3. A decree which does not follow the verdict is not for that reason void, but irregular, and may be amended on motion. Lenoard v. Collier, 53 Ga. 388; Latimer v. Sweat, 125 Ga. 475 ( 54 S.E. 673), and cases cited. A judgment or decree which is amendable should not be set aside. Guilli v. Pierce, 78 Ga. 49. In Latimer v.

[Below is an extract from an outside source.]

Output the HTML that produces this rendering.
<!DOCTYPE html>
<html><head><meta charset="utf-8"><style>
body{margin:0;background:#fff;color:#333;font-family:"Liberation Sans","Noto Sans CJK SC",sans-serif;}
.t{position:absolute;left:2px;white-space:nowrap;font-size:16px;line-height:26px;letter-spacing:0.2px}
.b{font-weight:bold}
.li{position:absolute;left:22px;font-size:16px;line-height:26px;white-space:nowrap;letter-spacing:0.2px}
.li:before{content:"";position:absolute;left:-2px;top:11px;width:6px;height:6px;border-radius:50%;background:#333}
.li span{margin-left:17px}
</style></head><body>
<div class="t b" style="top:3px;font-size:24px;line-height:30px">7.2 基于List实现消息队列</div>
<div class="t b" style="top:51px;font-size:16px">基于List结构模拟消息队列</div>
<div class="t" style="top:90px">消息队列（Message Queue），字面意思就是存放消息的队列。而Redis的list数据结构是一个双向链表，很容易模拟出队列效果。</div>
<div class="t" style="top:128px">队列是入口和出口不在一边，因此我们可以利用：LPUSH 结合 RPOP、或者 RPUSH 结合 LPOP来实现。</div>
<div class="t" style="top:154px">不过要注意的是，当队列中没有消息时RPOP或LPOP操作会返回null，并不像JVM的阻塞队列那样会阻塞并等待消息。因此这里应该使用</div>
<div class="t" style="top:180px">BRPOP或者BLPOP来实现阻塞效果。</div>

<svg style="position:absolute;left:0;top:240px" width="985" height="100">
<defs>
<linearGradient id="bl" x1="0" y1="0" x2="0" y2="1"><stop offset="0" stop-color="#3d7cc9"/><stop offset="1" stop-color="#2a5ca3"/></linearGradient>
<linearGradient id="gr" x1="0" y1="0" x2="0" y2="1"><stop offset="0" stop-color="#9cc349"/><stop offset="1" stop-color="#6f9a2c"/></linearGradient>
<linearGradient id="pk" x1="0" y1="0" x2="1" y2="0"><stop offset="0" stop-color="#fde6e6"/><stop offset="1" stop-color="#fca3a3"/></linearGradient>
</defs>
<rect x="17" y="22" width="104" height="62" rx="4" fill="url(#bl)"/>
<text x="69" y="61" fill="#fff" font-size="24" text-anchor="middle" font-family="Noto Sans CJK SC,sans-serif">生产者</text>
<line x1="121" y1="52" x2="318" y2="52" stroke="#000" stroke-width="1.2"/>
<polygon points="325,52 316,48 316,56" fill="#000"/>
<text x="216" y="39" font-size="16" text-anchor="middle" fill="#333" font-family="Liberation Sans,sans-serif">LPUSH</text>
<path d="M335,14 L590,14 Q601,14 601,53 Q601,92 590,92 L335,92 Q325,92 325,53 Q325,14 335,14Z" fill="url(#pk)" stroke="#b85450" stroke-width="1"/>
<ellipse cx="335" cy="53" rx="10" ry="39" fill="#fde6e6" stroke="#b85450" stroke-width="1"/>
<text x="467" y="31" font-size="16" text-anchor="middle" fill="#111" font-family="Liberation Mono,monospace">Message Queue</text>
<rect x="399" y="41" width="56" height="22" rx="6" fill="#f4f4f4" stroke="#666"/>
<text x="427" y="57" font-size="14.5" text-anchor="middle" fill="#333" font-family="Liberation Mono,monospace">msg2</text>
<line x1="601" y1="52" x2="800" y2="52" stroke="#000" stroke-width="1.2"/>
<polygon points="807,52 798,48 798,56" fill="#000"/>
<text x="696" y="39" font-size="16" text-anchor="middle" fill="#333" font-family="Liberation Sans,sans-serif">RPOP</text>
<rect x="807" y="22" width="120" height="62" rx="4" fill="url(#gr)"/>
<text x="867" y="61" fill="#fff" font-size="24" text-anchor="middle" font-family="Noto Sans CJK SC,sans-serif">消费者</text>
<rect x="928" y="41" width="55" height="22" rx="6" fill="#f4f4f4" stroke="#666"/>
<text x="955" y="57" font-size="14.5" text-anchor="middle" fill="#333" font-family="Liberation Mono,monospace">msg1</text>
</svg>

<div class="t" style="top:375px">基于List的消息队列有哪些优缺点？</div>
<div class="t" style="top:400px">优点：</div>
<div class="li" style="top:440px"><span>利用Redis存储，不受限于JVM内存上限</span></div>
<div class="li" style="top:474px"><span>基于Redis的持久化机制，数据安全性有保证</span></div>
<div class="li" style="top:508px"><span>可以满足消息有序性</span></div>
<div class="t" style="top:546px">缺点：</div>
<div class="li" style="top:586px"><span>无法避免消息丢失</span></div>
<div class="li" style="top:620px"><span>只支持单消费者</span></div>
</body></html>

Sweat, supra, this court said: "Where in an attachment case no proceedings were taken as provided by law for the purpose of obtaining a general judgment against the defendant, but the judgment entered up was both generally against the defendant and specially to be enforced against the property attached, such a judgment could be amended by striking the general feature of it even after the expiration of the term when it was rendered." The decree here, if it did not follow the verdict, being amendable on motion therefor, it was not erroneous to sustain the general demurrer.
4. Since it was not error to sustain the general demurrer and dismiss the suit, it becomes unnecessary to pass upon the other issues presented by the record.
Judgment affirmed. All the Justices concur.